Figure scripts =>
---
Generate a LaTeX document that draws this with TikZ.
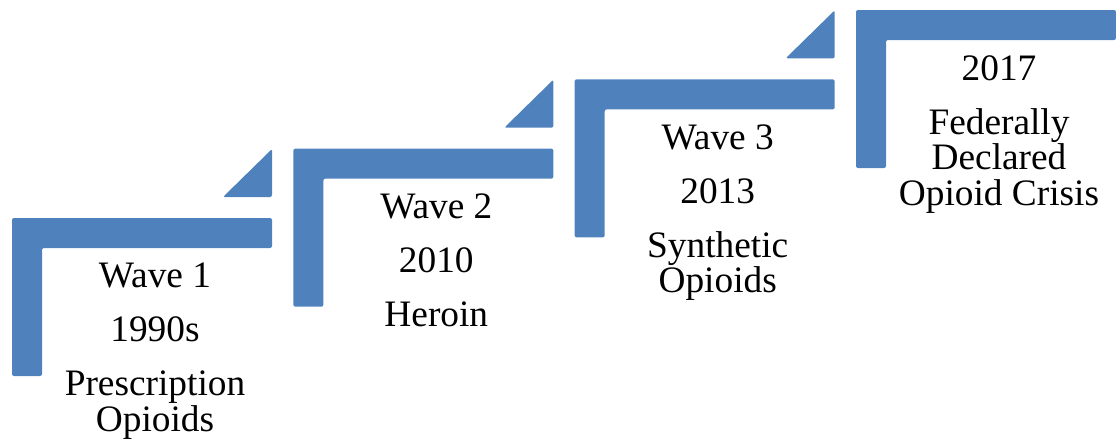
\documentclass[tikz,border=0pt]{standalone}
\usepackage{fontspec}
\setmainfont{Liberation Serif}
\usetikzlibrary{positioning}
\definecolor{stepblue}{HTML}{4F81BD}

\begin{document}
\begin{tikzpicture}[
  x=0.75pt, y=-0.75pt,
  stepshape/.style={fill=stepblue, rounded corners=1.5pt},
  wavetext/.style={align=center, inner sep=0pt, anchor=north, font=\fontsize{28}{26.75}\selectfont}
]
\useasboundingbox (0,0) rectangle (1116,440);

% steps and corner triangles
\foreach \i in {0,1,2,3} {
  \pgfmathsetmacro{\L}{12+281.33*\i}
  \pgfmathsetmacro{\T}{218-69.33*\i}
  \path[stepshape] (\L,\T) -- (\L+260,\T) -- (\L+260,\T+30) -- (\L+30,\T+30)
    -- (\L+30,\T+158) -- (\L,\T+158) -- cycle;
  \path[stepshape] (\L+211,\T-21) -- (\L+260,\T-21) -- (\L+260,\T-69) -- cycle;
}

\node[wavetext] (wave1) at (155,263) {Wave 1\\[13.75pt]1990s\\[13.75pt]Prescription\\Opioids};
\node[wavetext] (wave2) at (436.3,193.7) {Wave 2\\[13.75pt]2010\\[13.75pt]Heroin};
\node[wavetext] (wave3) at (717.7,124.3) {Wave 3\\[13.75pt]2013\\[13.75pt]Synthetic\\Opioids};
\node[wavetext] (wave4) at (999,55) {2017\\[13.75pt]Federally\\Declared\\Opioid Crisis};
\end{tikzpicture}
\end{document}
---
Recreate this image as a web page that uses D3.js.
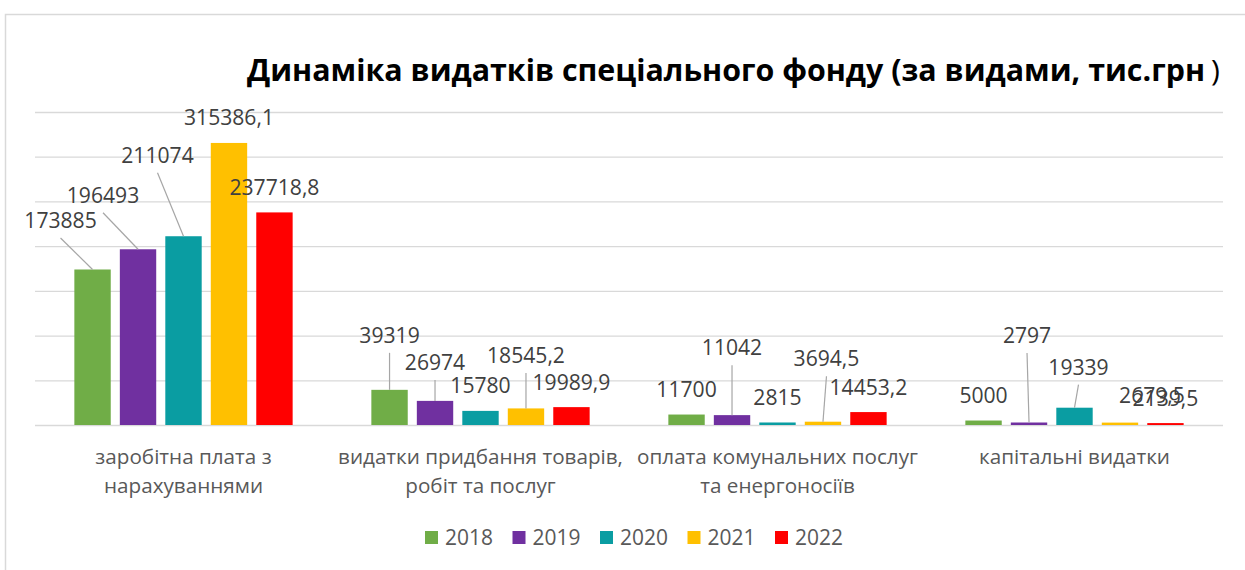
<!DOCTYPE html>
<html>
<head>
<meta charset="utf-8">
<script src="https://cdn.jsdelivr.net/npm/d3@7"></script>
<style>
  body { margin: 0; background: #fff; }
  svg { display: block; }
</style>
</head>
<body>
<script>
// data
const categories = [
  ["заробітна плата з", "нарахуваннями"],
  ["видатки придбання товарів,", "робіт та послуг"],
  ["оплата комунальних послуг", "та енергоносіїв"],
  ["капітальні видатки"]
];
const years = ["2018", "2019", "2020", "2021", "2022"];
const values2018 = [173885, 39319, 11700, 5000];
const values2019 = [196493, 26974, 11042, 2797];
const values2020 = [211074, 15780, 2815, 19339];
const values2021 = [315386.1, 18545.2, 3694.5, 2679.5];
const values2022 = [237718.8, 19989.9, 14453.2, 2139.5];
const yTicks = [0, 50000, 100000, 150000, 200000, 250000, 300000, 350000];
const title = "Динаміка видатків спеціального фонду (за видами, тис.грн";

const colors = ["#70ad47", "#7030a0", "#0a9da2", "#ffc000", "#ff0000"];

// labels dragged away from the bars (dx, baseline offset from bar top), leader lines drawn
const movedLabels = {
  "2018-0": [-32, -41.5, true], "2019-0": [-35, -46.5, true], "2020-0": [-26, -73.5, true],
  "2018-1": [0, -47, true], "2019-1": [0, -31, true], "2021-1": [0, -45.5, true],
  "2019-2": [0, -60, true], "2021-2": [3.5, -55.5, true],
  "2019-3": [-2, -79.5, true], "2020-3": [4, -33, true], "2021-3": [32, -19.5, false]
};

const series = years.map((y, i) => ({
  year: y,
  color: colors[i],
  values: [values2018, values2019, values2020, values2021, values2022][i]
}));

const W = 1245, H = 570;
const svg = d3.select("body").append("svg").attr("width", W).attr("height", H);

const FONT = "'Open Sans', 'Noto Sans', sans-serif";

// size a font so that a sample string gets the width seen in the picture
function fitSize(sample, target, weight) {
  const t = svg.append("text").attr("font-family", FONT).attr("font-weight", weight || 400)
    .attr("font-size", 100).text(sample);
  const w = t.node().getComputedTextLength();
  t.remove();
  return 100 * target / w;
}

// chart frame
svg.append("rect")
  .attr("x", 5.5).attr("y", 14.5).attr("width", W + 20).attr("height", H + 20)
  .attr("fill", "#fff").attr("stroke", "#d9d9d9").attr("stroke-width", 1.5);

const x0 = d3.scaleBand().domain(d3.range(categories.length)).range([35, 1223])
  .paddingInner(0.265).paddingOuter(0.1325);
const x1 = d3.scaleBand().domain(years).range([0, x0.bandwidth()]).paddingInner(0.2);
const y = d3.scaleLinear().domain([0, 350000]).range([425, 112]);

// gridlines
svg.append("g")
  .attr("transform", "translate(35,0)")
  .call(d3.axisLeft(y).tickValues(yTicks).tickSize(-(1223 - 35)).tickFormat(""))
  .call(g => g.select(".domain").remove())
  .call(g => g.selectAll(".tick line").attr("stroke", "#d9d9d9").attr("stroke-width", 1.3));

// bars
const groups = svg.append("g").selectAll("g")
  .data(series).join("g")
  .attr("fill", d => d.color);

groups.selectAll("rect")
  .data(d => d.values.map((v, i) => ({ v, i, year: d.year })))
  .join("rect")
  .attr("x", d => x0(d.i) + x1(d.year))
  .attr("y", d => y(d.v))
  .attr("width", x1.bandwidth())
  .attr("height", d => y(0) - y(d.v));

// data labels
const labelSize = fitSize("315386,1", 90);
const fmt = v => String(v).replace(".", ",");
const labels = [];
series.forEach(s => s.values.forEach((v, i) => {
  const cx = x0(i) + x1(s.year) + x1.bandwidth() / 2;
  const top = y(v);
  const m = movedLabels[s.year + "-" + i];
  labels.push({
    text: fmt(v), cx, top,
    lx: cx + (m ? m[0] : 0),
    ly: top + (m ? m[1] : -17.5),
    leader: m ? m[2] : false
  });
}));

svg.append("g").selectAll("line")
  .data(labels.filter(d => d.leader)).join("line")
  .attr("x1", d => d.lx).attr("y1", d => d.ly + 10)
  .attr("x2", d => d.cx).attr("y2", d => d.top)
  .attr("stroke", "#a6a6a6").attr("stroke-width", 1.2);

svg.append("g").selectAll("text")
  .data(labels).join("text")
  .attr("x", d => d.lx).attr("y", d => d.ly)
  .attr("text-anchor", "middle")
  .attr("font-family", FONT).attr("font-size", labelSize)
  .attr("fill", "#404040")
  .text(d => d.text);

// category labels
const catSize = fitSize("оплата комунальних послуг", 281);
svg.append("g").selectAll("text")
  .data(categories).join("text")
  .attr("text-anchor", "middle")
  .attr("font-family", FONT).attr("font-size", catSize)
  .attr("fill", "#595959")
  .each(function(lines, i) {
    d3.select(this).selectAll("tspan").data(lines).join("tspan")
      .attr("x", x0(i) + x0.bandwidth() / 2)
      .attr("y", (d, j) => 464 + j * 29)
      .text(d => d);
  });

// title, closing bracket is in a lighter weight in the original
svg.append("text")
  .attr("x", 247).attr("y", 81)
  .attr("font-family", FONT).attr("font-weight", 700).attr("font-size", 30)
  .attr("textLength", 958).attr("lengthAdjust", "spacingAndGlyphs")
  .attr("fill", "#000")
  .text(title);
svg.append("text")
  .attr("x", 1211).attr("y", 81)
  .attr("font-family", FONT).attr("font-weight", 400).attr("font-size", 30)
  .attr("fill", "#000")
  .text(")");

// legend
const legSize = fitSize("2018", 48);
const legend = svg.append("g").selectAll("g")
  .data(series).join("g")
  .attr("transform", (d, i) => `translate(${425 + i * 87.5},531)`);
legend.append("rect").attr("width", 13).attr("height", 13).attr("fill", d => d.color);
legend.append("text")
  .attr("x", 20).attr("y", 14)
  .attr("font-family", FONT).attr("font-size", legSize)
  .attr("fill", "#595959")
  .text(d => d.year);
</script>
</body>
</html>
---
AIM => Identify each line in the records above containing the word "this"; copy those lines.

OUTPUT BELOW =>
Generate a LaTeX document that draws this with TikZ.
Recreate this image as a web page that uses D3.js.
    d3.select(this).selectAll("tspan").data(lines).join("tspan")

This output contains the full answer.